Teóricamente es él quien
no me entiende. Desde muy niño escucho a los demás decir que pertenezco a la
única especie inteligente. Hay que ver, sin embargo, las que pasa mi can para
hacerme entender lo elemental. Impedido para decir, escribir o precisar sus necesidades,
menos aún sus antojos u ocurrencias, no tiene más recurso que la paciencia. Si
yo fuera él, ya habría hecho un escándalo. Gruñiría, ladraría, a saber si no
acabaría por morder a quien me hiciera lo que yo le hago a él. O en fin, lo que
no le hago.
¿Qué habría hecho hace años, por
ejemplo, si mis padres se hubieran ausentado por la mañana entera sin tener la
bondad de darme el desayuno? ¿Qué tanto diría un niño si se viera encerrado y
hambriento y no tuviera acceso al refrigerador? ¿Y un adulto? Por qué eso es lo
que es él, un adulto privado de voz y voto. Pero jamás me gruñe, y al
contrario. He regresado al fin de un desayuno largo y él me recibe con carreras
y saltos. Diría incluso que está demasiado obsequioso.
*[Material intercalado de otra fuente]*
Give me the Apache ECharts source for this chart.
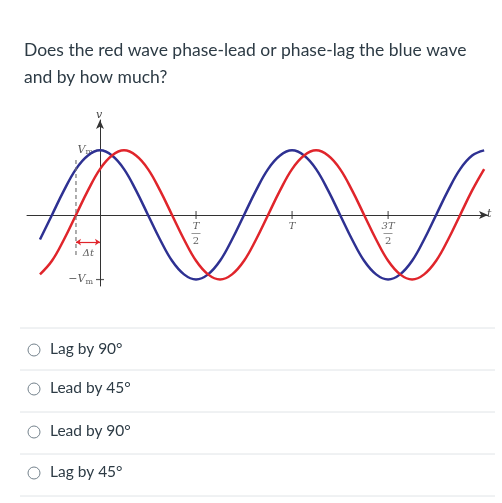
<!DOCTYPE html><html><head><meta charset="utf-8"><script src="https://cdn.jsdelivr.net/npm/echarts@6/dist/echarts.min.js"></script>
<style>html,body{margin:0;background:#fff}#c{width:502px;height:503px}</style></head><body><div id="c"></div><script>
const tValues=[-0.3125,-0.25,-0.1875,-0.125,-0.0625,0,0.0625,0.125,0.1875,0.25,0.3125,0.375,0.4375,0.5,0.5625,0.625,0.6875,0.75,0.8125,0.875,0.9375,1,1.0625,1.125,1.1875,1.25,1.3125,1.375,1.4375,1.5,1.5625,1.625,1.6875,1.75,1.8125,1.875,1.9375,2];
const blueValues=[-0.38,0,0.38,0.71,0.92,1,0.92,0.71,0.38,0,-0.38,-0.71,-0.92,-1,-0.92,-0.71,-0.38,0,0.38,0.71,0.92,1,0.92,0.71,0.38,0,-0.38,-0.71,-0.92,-1,-0.92,-0.71,-0.38,0,0.38,0.71,0.92,1];
const redValues=[-0.92,-0.71,-0.38,0,0.38,0.71,0.92,1,0.92,0.71,0.38,0,-0.38,-0.71,-0.92,-1,-0.92,-0.71,-0.38,0,0.38,0.71,0.92,1,0.92,0.71,0.38,0,-0.38,-0.71,-0.92,-1,-0.92,-0.71,-0.38,0,0.38,0.71];
const xTicks=[0.5,1,1.5];
const xTickLabels=['{n|T}\n{l|—}\n{d|2}','{n|T}','{n|3T}\n{l|—}\n{d|2}'];
const yTicks=[-1,1];
const yTickLabels=['{s|−}{v|V}{m|m}','{v|V}{m|m}'];
const question=['Does the red wave phase-lead or phase-lag the blue wave','and by how much?'];
const options=['Lag by 90°','Lead by 45°','Lead by 90°','Lag by 45°'];
const deltaT=-0.125;
const ch=echarts.init(document.getElementById('c'));
const g=[];
question.forEach((q,i)=>g.push({type:'text',left:24,top:41+i*27,style:{text:q,font:'17.5px Lato',fill:'#2d3b45'}}));
const optY=[350,389,432,473];
const sepY=[328,370,412,454,496];
sepY.forEach(y=>g.push({type:'line',shape:{x1:20,y1:y,x2:495,y2:y},style:{stroke:'#e0e4e7',lineWidth:1}}));
options.forEach((o,i)=>{g.push({type:'circle',shape:{cx:34,cy:optY[i],r:6},style:{fill:'#fff',stroke:'#73818b',lineWidth:1}});
g.push({type:'text',left:50,top:optY[i]-9,style:{text:o,font:'15.5px Lato',fill:'#2d3b45'}});});
g.push({type:'text',left:96,top:110,style:{text:'v',font:'italic 11px DejaVu Serif',fill:'#444'}});
g.push({type:'text',left:487,top:209,style:{text:'t',font:'italic 11px DejaVu Serif',fill:'#444'}});
const rich={n:{fontStyle:'italic',fontFamily:'DejaVu Serif',fontSize:10,color:'#333',lineHeight:9},l:{fontSize:9,color:'#333',lineHeight:5},d:{fontFamily:'DejaVu Serif',fontSize:10,color:'#333',lineHeight:10},v:{fontStyle:'italic',fontFamily:'DejaVu Serif',fontSize:11,color:'#333'},m:{fontFamily:'DejaVu Serif',fontSize:8,color:'#333',verticalAlign:'bottom',padding:[4,0,0,0]},s:{fontFamily:'DejaVu Serif',fontSize:11,color:'#333'}};
ch.setOption({animation:false,graphic:g,
grid:{left:27,right:14,top:120,bottom:217},
xAxis:{type:'value',min:-0.38,max:2.02,splitLine:{show:false},
axisLine:{onZero:true,symbol:['none','arrow'],symbolSize:[6,9],lineStyle:{color:'#333'}},
axisTick:{show:false},axisLabel:{show:false}},
yAxis:{type:'value',min:-1.1,max:1.47,splitLine:{show:false},
axisLine:{onZero:true,symbol:['none','arrow'],symbolSize:[6,9],lineStyle:{color:'#333'}},
axisTick:{show:false},axisLabel:{show:false}},
series:[
{type:'line',data:tValues.map((t,i)=>[t,blueValues[i]]),smooth:0.4,showSymbol:false,lineStyle:{color:'#2e3192',width:2.5}},
{type:'line',data:tValues.map((t,i)=>[t,redValues[i]]),smooth:0.4,showSymbol:false,lineStyle:{color:'#e0252b',width:2.5}},
{type:'line',data:[[deltaT,0.85],[deltaT,-0.62]],showSymbol:false,lineStyle:{color:'#777',width:1.2,type:[4,3]}},
{type:'line',data:[[deltaT,-0.42],[0,-0.42]],showSymbol:false,lineStyle:{width:0},
 markLine:{silent:true,symbol:['arrow','arrow'],symbolSize:5,label:{show:false},lineStyle:{color:'#e0252b',width:1.2,type:'solid'},data:[[{coord:[deltaT,-0.42]},{coord:[0,-0.42]}]]}},
{type:'scatter',data:[[-0.06,-0.6]],symbolSize:0,label:{show:true,position:'inside',formatter:'Δt',fontStyle:'italic',fontFamily:'DejaVu Serif',fontSize:10,color:'#333'}},
{type:'scatter',data:xTicks.map(v=>[v,0]),symbol:'rect',symbolSize:[1.2,8],itemStyle:{color:'#333'},
 label:{show:true,position:'bottom',distance:3,formatter:p=>xTickLabels[xTicks.indexOf(p.value[0])],rich:rich}},
{type:'scatter',data:yTicks.map(v=>[0,v]),symbol:'rect',symbolSize:[8,1.2],itemStyle:{color:'#333'},
 label:{show:true,position:'left',distance:3,formatter:p=>yTickLabels[yTicks.indexOf(p.value[1])],rich:rich}}
]});
</script></body></html>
Un minuto más tarde, pongo un pie en la cocina y me topo de frente con su
opinión: un gran charco amarillo a las puertas del refri.
La paciencia de Boris merecería
un altar. Ha resistido toda suerte de coerciones destinadas a hacerlo recular
en esa mala maña de orinar la cocina. Y no es que no le importe, si ya mismo ha
corrido a esconderse para eludir probables consecuencias, pero él es firme en
ciertos gestos simbólicos. Si lo abandona uno sin dejarle su brunch, o si se
ausenta por demasiadas horas, el líquido reclamo aparece en sitio que el can ha
decidido habilitar como ventanilla de quejas.
Ya imagino su justa indignación.
“¿Cuántas veces me relamí los bigotes en tu mera cara?”, me quejaría yo si
fuera él. “¿Qué más tengo que hacer para que entiendas que me retuerzo de
hambre?”, me desesperaría. “¿Naciste así de imbécil o te fuiste esmerando en el
camino?”, me ensañaría al fin. Sólo que entonces dejaría de ser perro y
volvería a ejercer mi humana mezquindad.
Trato de razonar: si Boris
accediera a mi exigencia y dejara de autografiarnos la cocina, ¿cómo
protestaría contra los abandonos y negligencias? ¿No es verdad, así visto, que
ese gesto apestoso parece menos una mera rabieta que un principio de suyo
irrenunciable? Llámenle conveniencia, dignidad, derecho, cuestión práctica, el
punto es que no hay ser inteligente que soporte o tolere ser silenciado. En eso
sí que Boris no negocia. De hecho finge demencia. Si hablara, diría “hazle como
quieras”.
Cierto es que, si le explican,
sabe hacer excepciones. Puedo volver a casa con el alba y encontrar la cocina
perfectamente seca, si es que antes de salir me senté junto a él y le pedí que
me tuviera paciencia. Eso puede entenderlo, pero no que lo ignore o lo trate,
como suele decirse, a lo pendejo. Podría gruñir, ladrar, corretear y agredir,
como a menudo hacemos los autodenominados animales racionales. Pero entonces se buscaría
problemas, perdería mi confianza y quién sabe si incluso mi cariño. Pues si el
suyo tampoco es negociable, lo probable es que el mío peque de voluble. Uno es
toda su vida, ellos sólo son parte de la de uno. Será por eso que les toca ser
prudentes.
Sin palabras, menos aún
argumentos, Boris ha conquistado numerosos derechos, como el de un menú no sólo
nutritivo sino además sabroso, mediante numerosas huelgas de hambre express. Por no
hablar del derecho a monopolizar tres cuartas partes de la cabina del coche. O
el de ya no quedarse sin comer sólo porque el alcaide es un irresponsable. “Si
al fin lo he secuestrado de por vida”, me recrimino al tiempo que caliento el
arroz con pollito que habrá de acompañar a sus croquetas, “tendría que tratarlo
como se merece”. Y verdad es que a esta última reflexión he llegado conducido
por él, que en teoría es el cerebro débil.
Boris pesa 55 kilos y tiene el
cráneo más grande que el mío. Hoy que al fin renuncié a la prerrogativa de
reprenderlo por mearse delante del refrigerador, entiendo y doy por hecho que
tal gesto es no sólo una legítima vía de expresión, sino además demanda una
disculpa y la correspondiente reparación del daño. Si seguimos así, tal vez un
día Boris termine de educarme y me quite la maña de quejarme con gritos,
patadas o sarcasmos cuando es más que bastante con un solo mensaje, expresado
con toda civilidad. No es un proceso rápido, eso sí, pero él es muy paciente
con los que somos lentos de entendederas.